目覚め
@akiretak
第1話
雨がぽつぽつ降っていた。まるでナオの代わりに大量の涙が降っているかのようだった。ナオは
(最後に泣いたのはいつだろう。)
と心で思っていた。
いつからか泣くことがなくなったのだ。人は、辛さや悲しさ、喜びや怒り、すべてがなくなり空っぽになったとき、どうやら涙は出ないのである。
ナオはキコと一緒に食堂で空いてるテーブルを見つけて、昼食をとっていた。
「今日も寒いね。」
何気ない会話から始まる。
「そういえば、皆遅いね。授業が長引いてるのかな。」
キコはよそよそしながら周りを見渡す。
「科学の宿題終わってないんだよね。ナオは終わった?」
ナオは
(まただ。)
と思いながらも小さく頷いた。
「ちょっと見せてくれない?昨日、バレーで疲れちゃって、すぐに寝ちゃったのよ。」
(単なる言い訳でしょ)
とナオは心の中で思った。
(いつもこの繰り返しだ。宿題をしている最中も電話をかけてきて、教えてと言ってくる。分からなくても自分で調べようとする気がないのか。人に聞いてばかりで結局自分の頭で考えてないし、何一つ自分のためにもなっていないというのに。)
ナオは笑顔で
「いいよ。」と言って、自分のノートを見せた。キコは嬉しそうにご飯を勢いよく食べきり、ノートを開いて端から端まで書き写す作業を始めた。
しばらくすると、淳太がナオたちのテーブルにやってきた。
「何してんの?あ、宿題?」
「うん。」
キコが必死にノートをとりながら、めんどくさそうにかえす。
「俺もさぁ、終わってないんよね。後で見せてくれない?」
「いいよ。」
キコが素早く言う。
(いやいや、すべて私が書いた答えなのに、皆まねなんてしたら先生が怪しむに決まってるじゃない)
ナオはむすっとしていた。文章問題は一人ひとり違うと思っていたからだ。だが、ナオはそのまま心の声を素直に話すことができなかった。
(やめて。と一言言えたらどれだけ楽になるだろう)
「ノート借りるね。」
淳太はキコが書き終わったあと、ナオのノートを持って自分のテーブルに行き、ノートを写し始めた。
(別にいいよね?ってこれくらい聞いてもいいのに、何も言わないんだ・・。
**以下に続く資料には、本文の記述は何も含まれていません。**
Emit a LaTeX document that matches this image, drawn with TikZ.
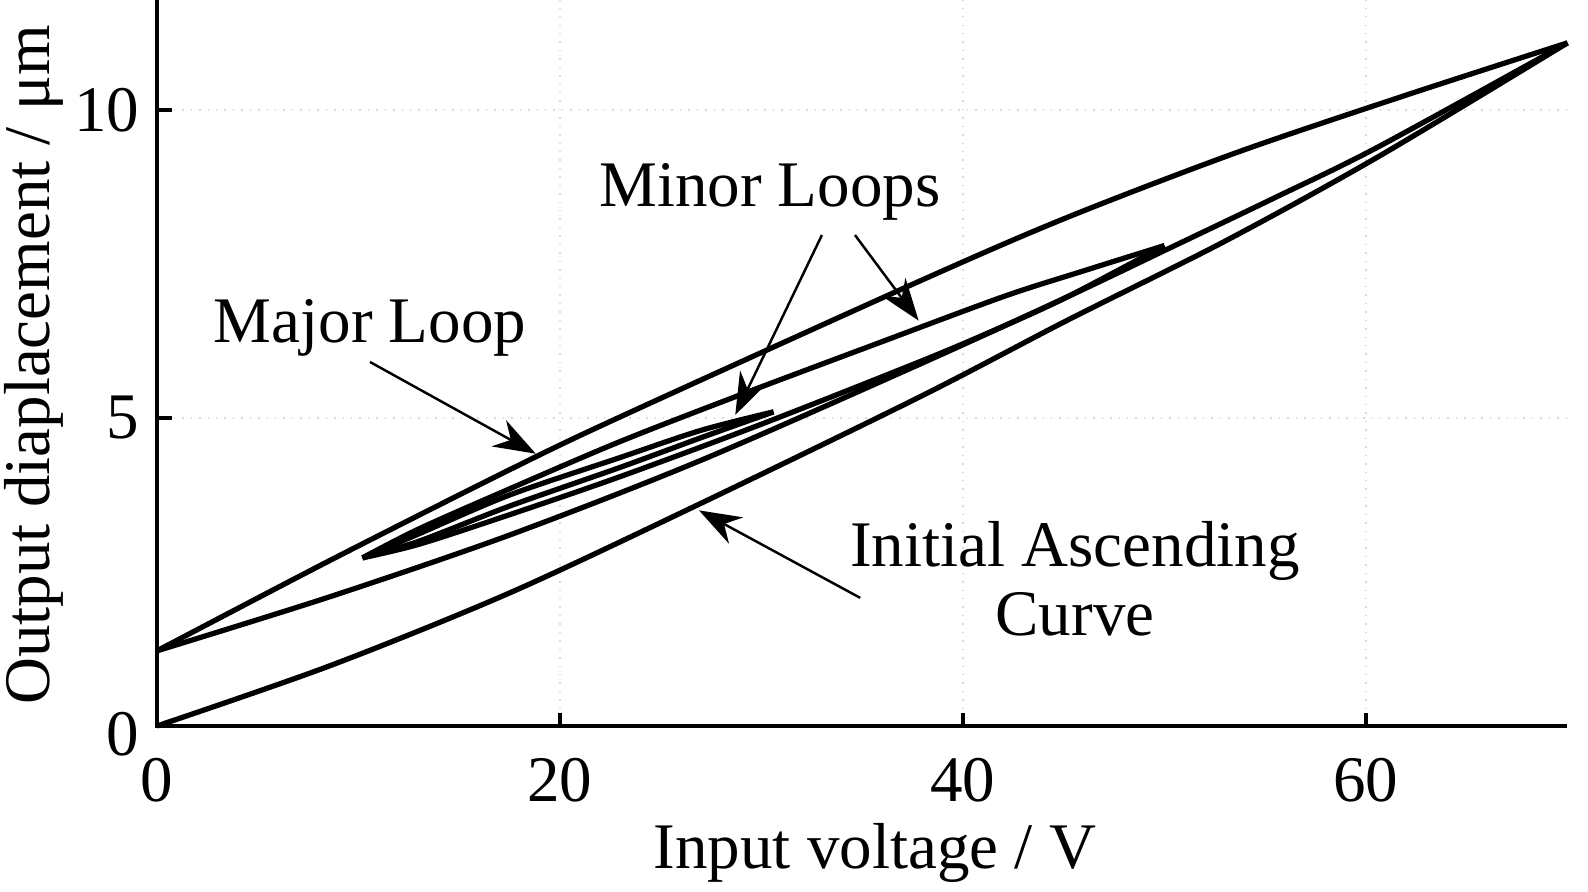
\documentclass[tikz,border=0pt]{standalone}
\usepackage{fontspec}
\setmainfont{Liberation Serif}
\usetikzlibrary{arrows.meta}
\def\initialcurve{plot[smooth] coordinates {(0,0) (8.6,0.98) (17.5,2.16) (26.9,3.6) (37.9,5.35) (45.2,6.59) (53,7.87) (60.6,9.24) (70,11.09)}}
\def\majordown{plot[smooth] coordinates {(70,11.09) (61.7,10.21) (53.5,9.3) (45.2,8.26) (37.9,7.23) (23,5.02) (17.5,4.16) (8.6,2.69) (0,1.22)}}
\def\majorup{plot[smooth] coordinates {(0,1.22) (8.6,2.1) (17.5,3.1) (26.9,4.3) (37.9,5.88) (45.2,6.97) (50.2,7.75) (55.5,8.58) (60.6,9.4) (70,11.09)}}
\def\minordown{plot[smooth] coordinates {(50,7.8) (46,7.39) (42,6.97) (35.5,6.18) (28.9,5.37) (23,4.62) (17.5,3.85) (13,3.2) (10.2,2.73)}}
\def\minorup{plot[smooth] coordinates {(10.2,2.73) (13,2.95) (17.5,3.43) (23,4.05) (30,4.9) (37.9,5.92) (41.8,6.46) (45.2,6.97) (50,7.8)}}
\def\innerup{plot[smooth] coordinates {(10.2,2.73) (13,3.0) (17.5,3.57) (23,4.2) (27,4.68) (30.6,5.1)}}
\def\innerdown{plot[smooth] coordinates {(30.6,5.1) (27,4.8) (23,4.36) (17.5,3.75) (13,3.12) (10.2,2.73)}}

\begin{document}
\begin{tikzpicture}[x=0.2015cm,y=0.616cm,
    hyst/.style={line width=1.5pt,line join=round},
    pointer/.style={line width=0.7pt,-{Stealth[length=12pt,width=8.5pt]}},
    lbl/.style={inner sep=0pt,font=\fontsize{18.5}{19.9}\selectfont}]
    \useasboundingbox (-7.79,-2.695) rectangle (71.02,11.786);
    \draw[black!15,dotted] (20,0) -- (20,11.786) (40,0) -- (40,11.786) (60,0) -- (60,11.786)
        (0,5) -- (70,5) (0,10) -- (70,10);
    \draw[line width=1.2pt] (0,11.786) -- (0,0) -- (70,0);
    \draw[line width=1.2pt] (0,5) -- ++(0.15cm,0) (0,10) -- ++(0.15cm,0)
        (20,0) -- ++(0,0.13cm) (40,0) -- ++(0,0.13cm) (60,0) -- ++(0,0.13cm);
    \node[lbl,anchor=east] (y0) at (-0.84,-0.14) {0};
    \node[lbl,anchor=east] (y5) at (-0.84,5) {5};
    \node[lbl,anchor=east] (y10) at (-0.84,10) {10};
    \node[lbl] (x0) at (0,-0.88) {0};
    \node[lbl] (x20) at (20,-0.88) {20};
    \node[lbl] (x40) at (40,-0.88) {40};
    \node[lbl] (x60) at (60,-0.88) {60};
    \node[lbl,anchor=base] (xlabel) at (35.63,-2.32) {Input voltage / V};
    \node[lbl,anchor=base,rotate=90] (ylabel) at (-5.31,5.86) {Output diaplacement / μm};

    \draw[hyst] \initialcurve;
    \draw[hyst] \majordown;
    \draw[hyst] \majorup;
    \draw[hyst] \minordown;
    \draw[hyst] \minorup;
    \draw[hyst] \innerup;
    \draw[hyst] \innerdown;

    \node[lbl,anchor=base] (major) at (10.57,6.22) {Major Loop};
    \node[lbl,anchor=base] (minor) at (30.42,8.43) {Minor Loops};
    \node[lbl,align=center] (initial) at (45.56,2.39) {Initial Ascending\\Curve};
    \coordinate (majortail) at (10.57,5.91);
    \coordinate (majortip) at (18.8,4.42);
    \coordinate (minortailA) at (33.0,7.97);
    \coordinate (minortipA) at (28.7,5.05);
    \coordinate (minortailB) at (34.64,7.97);
    \coordinate (minortipB) at (37.8,6.58);
    \coordinate (initialtail) at (34.9,2.08);
    \coordinate (initialtip) at (26.9,3.5);
    \draw[pointer] (majortail) -- (majortip);
    \draw[pointer] (minortailA) -- (minortipA);
    \draw[pointer] (minortailB) -- (minortipB);
    \draw[pointer] (initialtail) -- (initialtip);
\end{tikzpicture}
\end{document}
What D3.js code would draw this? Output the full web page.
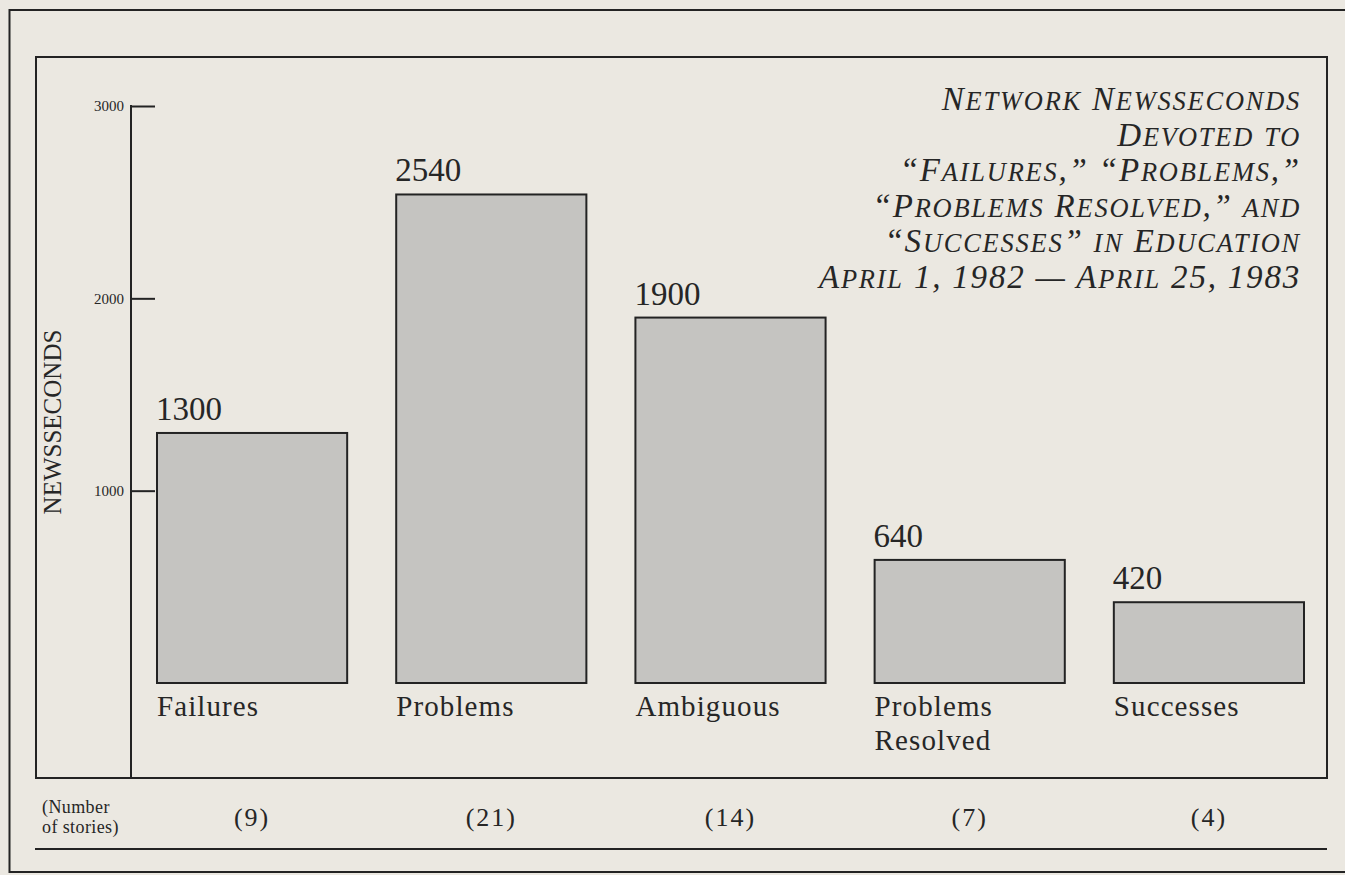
<!DOCTYPE html>
<html>
<head>
<meta charset="utf-8">
<script src="https://cdn.jsdelivr.net/npm/d3@7/dist/d3.min.js"></script>
<style>
  html, body { margin: 0; padding: 0; background: #ebe8e1; }
  svg { display: block; }
  text { font-family: "Liberation Serif", "Times New Roman", serif; fill: #262626; }
</style>
</head>
<body>
<svg id="chart" width="1345" height="875"></svg>
<script>
// ---- data ----
const categories = ["Failures", "Problems", "Ambiguous", "Problems Resolved", "Successes"];
const categoryLines = [["Failures"], ["Problems"], ["Ambiguous"], ["Problems", "Resolved"], ["Successes"]];
const values = [1300, 2540, 1900, 640, 420];
const stories = [9, 21, 14, 7, 4];
const yTicks = [1000, 2000, 3000];
const titleLines = [
  "Network Newsseconds",
  "Devoted to",
  "\u201CFailures,\u201D \u201CProblems,\u201D",
  "\u201CProblems Resolved,\u201D and",
  "\u201CSuccesses\u201D in Education",
  "April 1, 1982 \u2014 April 25, 1983"
];
const yTitle = "NEWSSECONDS";
const storiesTitle = ["(Number", "of stories)"];

// ---- layout ----
const ink = "#232323";
const svg = d3.select("#chart");
const W = 1345, H = 875;
const inner = { left: 36, top: 57, right: 1327, bottom: 778 };
const ruleY = 849;

svg.append("rect").attr("width", W).attr("height", H).attr("fill", "#ebe8e1");

// outer frame (right side runs off the page)
svg.append("path")
  .attr("d", `M${W + 5},10 H9.5 V872 H${W + 5}`)
  .attr("fill", "none").attr("stroke", ink).attr("stroke-width", 2);

// inner frame
svg.append("rect")
  .attr("x", inner.left).attr("y", inner.top)
  .attr("width", inner.right - inner.left).attr("height", inner.bottom - inner.top)
  .attr("fill", "none").attr("stroke", ink).attr("stroke-width", 2);

// lower rule
svg.append("line")
  .attr("x1", inner.left - 1).attr("x2", inner.right)
  .attr("y1", ruleY).attr("y2", ruleY)
  .attr("stroke", ink).attr("stroke-width", 2);

// scales
const x = d3.scaleBand().domain(categories).range([157, 1304]).paddingInner(0.205).paddingOuter(0);
const y = d3.scaleLinear().domain([0, 3000]).range([683, 106]);

// y axis
const axisX = 131;
svg.append("line")
  .attr("x1", axisX).attr("x2", axisX)
  .attr("y1", y(3000) - 1).attr("y2", inner.bottom)
  .attr("stroke", ink).attr("stroke-width", 2);

const yAxis = d3.axisLeft(y).tickValues(yTicks).tickSizeInner(-24).tickSizeOuter(0).tickPadding(7).tickFormat(d3.format("d"));
const gy = svg.append("g").attr("transform", `translate(${axisX},0)`).call(yAxis);
gy.select(".domain").remove();
gy.selectAll(".tick line").attr("stroke", ink).attr("stroke-width", 2);
gy.selectAll(".tick text")
  .attr("font-family", "Liberation Serif, serif")
  .attr("font-size", 15).attr("fill", "#444");

// y title
svg.append("text")
  .attr("transform", `translate(61,422) rotate(-90)`)
  .attr("text-anchor", "middle")
  .attr("font-size", 25)
  .text(yTitle);

// bars
const data = categories.map((c, i) => ({ c, v: values[i], lines: categoryLines[i], n: stories[i] }));
svg.append("g").selectAll("rect").data(data).join("rect")
  .attr("x", d => x(d.c)).attr("width", x.bandwidth())
  .attr("y", d => y(d.v)).attr("height", d => y(0) - y(d.v))
  .attr("fill", "#c5c4c1").attr("stroke", ink).attr("stroke-width", 2);

// value labels
svg.append("g").selectAll("text").data(data).join("text")
  .attr("x", d => x(d.c) - 1).attr("y", d => y(d.v) - 13)
  .attr("font-size", 33)
  .text(d => d.v);

// category labels
const cat = svg.append("g").selectAll("text").data(data).join("text")
  .attr("x", d => x(d.c)).attr("y", 716)
  .attr("font-size", 29).attr("letter-spacing", 1.1);
cat.selectAll("tspan").data(d => d.lines.map(l => ({ l, x: x(d.c) }))).join("tspan")
  .attr("x", t => t.x).attr("dy", (t, i) => i === 0 ? 0 : 34)
  .text(t => t.l);

// number of stories
svg.append("g").selectAll("text").data(data).join("text")
  .attr("x", d => x(d.c) + x.bandwidth() / 2).attr("y", 826)
  .attr("text-anchor", "middle")
  .attr("font-size", 26).attr("letter-spacing", 2)
  .text(d => `(${d.n})`);

svg.append("text").attr("x", 42).attr("y", 813).attr("font-size", 18).attr("letter-spacing", 0.4).attr("fill", "#333")
  .selectAll("tspan").data(storiesTitle).join("tspan")
  .attr("x", 42).attr("dy", (d, i) => i === 0 ? 0 : 20)
  .text(d => d);

// title: italic small caps (lowercase letters rendered as smaller capitals)
const titleG = svg.append("g");
titleLines.forEach((line, i) => {
  const t = titleG.append("text")
    .attr("x", 1301).attr("y", 110 + i * 35.6)
    .attr("text-anchor", "end")
    .attr("font-style", "italic")
    .attr("font-size", 33)
    .attr("letter-spacing", 1.8)
    .attr("fill", "#2a2a2a");
  const runs = line.match(/[a-z]+|[^a-z]+/g);
  runs.forEach(r => {
    const small = /^[a-z]/.test(r);
    t.append("tspan")
      .attr("font-size", small ? "0.8em" : null)
      .text(small ? r.toUpperCase() : r);
  });
});
</script>
</body>
</html>
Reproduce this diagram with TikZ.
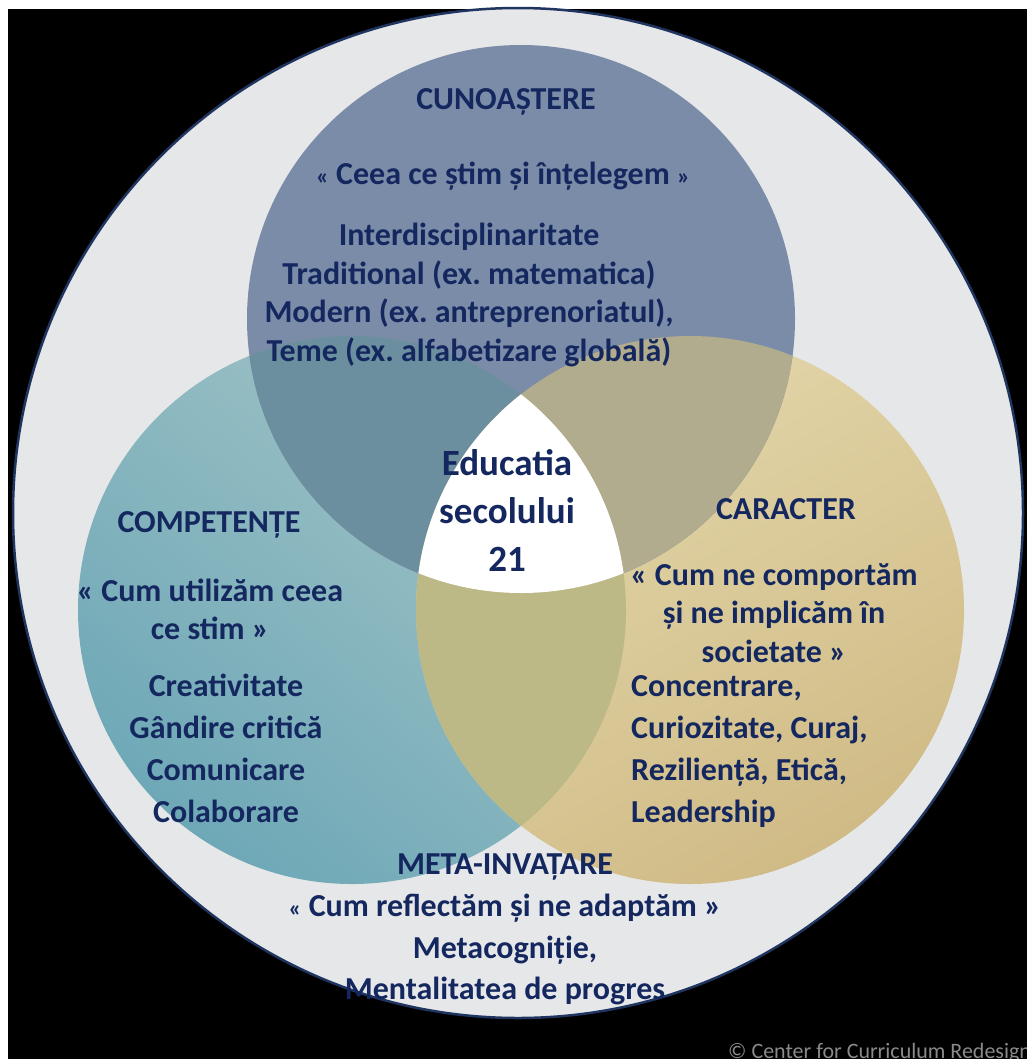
\documentclass[tikz,border=0pt]{standalone}
\usepackage{fontspec}
\setmainfont{Carlito}
\frenchspacing
\definecolor{navytxt}{HTML}{14285F}
\definecolor{ringgray}{HTML}{E6E7E9}
\definecolor{ringline}{HTML}{1F3560}
\definecolor{knowblue}{HTML}{7B8CA8}
\definecolor{skilltop}{HTML}{A3C4C6}
\definecolor{skillbot}{HTML}{6EA8B7}
\definecolor{chartop}{HTML}{E4D8AC}
\definecolor{charbot}{HTML}{D0BB86}
\definecolor{knowskill}{HTML}{6C8FA0}
\definecolor{knowchar}{HTML}{B1AC8E}
\definecolor{skillchar}{HTML}{BCB987}
\definecolor{credgray}{HTML}{8A8A8A}
\newcommand\smallq[1]{{\fontsize{24bp}{24bp}\selectfont #1}}
\tikzset{
  headtxt/.style={text=navytxt,inner sep=0pt,align=center,
    font=\fontsize{32bp}{38.7bp}\selectfont\bfseries},
  listtxt/.style={headtxt,font=\fontsize{32bp}{42bp}\selectfont\bfseries},
  coretxt/.style={headtxt,font=\fontsize{37bp}{48bp}\selectfont\bfseries}
}
\begin{document}
\begin{tikzpicture}[x=1bp,y=-1bp]
\useasboundingbox (0,0) rectangle (1027,1059);
\fill[white] (0,0) rectangle (1027,1059);
\fill[black] (8,9) rectangle (1027,1059);
\coordinate (ring) at (518,513);
\coordinate (know) at (521,319);
\coordinate (skill) at (352,610);
\coordinate (char) at (690,610);
% outer ring
\filldraw[fill=ringgray,draw=ringline,line width=2.5bp] (ring) circle (505);
% three circles
\shade[top color=skilltop,bottom color=skillbot,shading angle=-40] (skill) circle (274);
\shade[top color=chartop,bottom color=charbot,shading angle=30] (char) circle (274);
\fill[knowblue] (know) circle (274);
% overlaps
\begin{scope}
  \clip (know) circle (274);
  \fill[knowskill] (skill) circle (274);
  \fill[knowchar] (char) circle (274);
\end{scope}
\begin{scope}
  \clip (skill) circle (274);
  \fill[skillchar] (char) circle (274);
\end{scope}
\begin{scope}
  \clip (know) circle (274);
  \clip (skill) circle (274);
  \fill[white] (char) circle (274);
\end{scope}
% texts
\node[headtxt] (knowtitle) at (506,102) {CUNOAȘTERE};
\node[headtxt] (knowquote) at (503,176) {\smallq{«} Ceea ce știm și înțelegem \smallq{»}};
\node[headtxt] (knowlist) at (469,295) {Interdisciplinaritate\\Traditional (ex. matematica)\\Modern (ex. antreprenoriatul),\\Teme (ex. alfabetizare globală)};
\node[coretxt] (core) at (507,510) {Educatia\\secolului\\21};
\node[headtxt] (skilltitle) at (209,525) {COMPETENȚE};
\node[headtxt,font=\fontsize{32bp}{38bp}\selectfont\bfseries] (skillquote) at (210,609) {« Cum utilizăm ceea\\ce stim »};
\node[listtxt] (skilllist) at (226,748) {Creativitate\\Gândire critică\\Comunicare\\Colaborare};
\node[headtxt] (chartitle) at (786,509) {CARACTER};
\node[headtxt] (charquote) at (774,613) {« Cum ne comportăm\\și ne implicăm în\\societate »};
\node[listtxt,anchor=west,align=left] (charlist) at (631,752) {Concentrare,\\Curiozitate, Curaj,\\Reziliență, Etică,\\Leadership};
\node[listtxt,font=\fontsize{32bp}{41.7bp}\selectfont\bfseries] (meta) at (505,929.5) {META-INVAȚARE\\\smallq{«} Cum reflectăm și ne adaptăm »\\Metacogniție,\\Mentalitatea de progres};
\node[anchor=base west,inner sep=0pt,text=credgray,font=\fontsize{22bp}{22bp}\selectfont] (credit) at (728,1058) {© Center for Curriculum Redesign};
\end{tikzpicture}
\end{document}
)
ナオは苛立っていた。
「ちょっとトイレ行ってくる。」
ナオはそのままその場を立ち去った。
**
会社帰り、ナオは二件の着信履歴に気づいた。
(ユミからだ。何だろう。ここ最近話してなかったのに急に連絡くるなんて・・)
ナオは不思議に思い、すぐ左側にあった花壇前のベンチに腰を下ろし、電話をかけ直すことにした。
「・・・もしもし?」
ユミが出る。
「あ、ユミ?ナオだけどどうしたの?」
「ナオ、急でごめんね。」
「さっき聞いたんだけどね、キコがひどい交通事故に遭ったんだって!」焦った口調でナオに話す。
「今は病院意識不明の状態なんだって。」
「え、そうなの?」
特に驚く様子もそれほどなく、気持ち少し高めのトーンでナオは聞いた。
「それで、それで、一緒にいたキコの彼氏さん、婚約者だったっけ?即死だったらしい・・。」
一瞬沈黙になったが、その後すぐにナオが答える。
「そう・・。」
「とにかく、病院にはまだ行けそうにないけど、何か状態が変わったらキコのお母さんが教えてくれるって。いきなりびっくりしたよね・・。一応伝えとこうと思って。」
「わかった。連絡ありがとう。ユミもくれぐれも気をつけてね。」
「うん、ナオありがとう。じゃあちょっと行くね。」
「うん、またね。」ナオは電話を切り、数分間そこから固まる。
近くの信号を渡る高校生たちの明るい声で、ふっと我に返り、スッと立った。それから何事もなかったかのように立ち去った。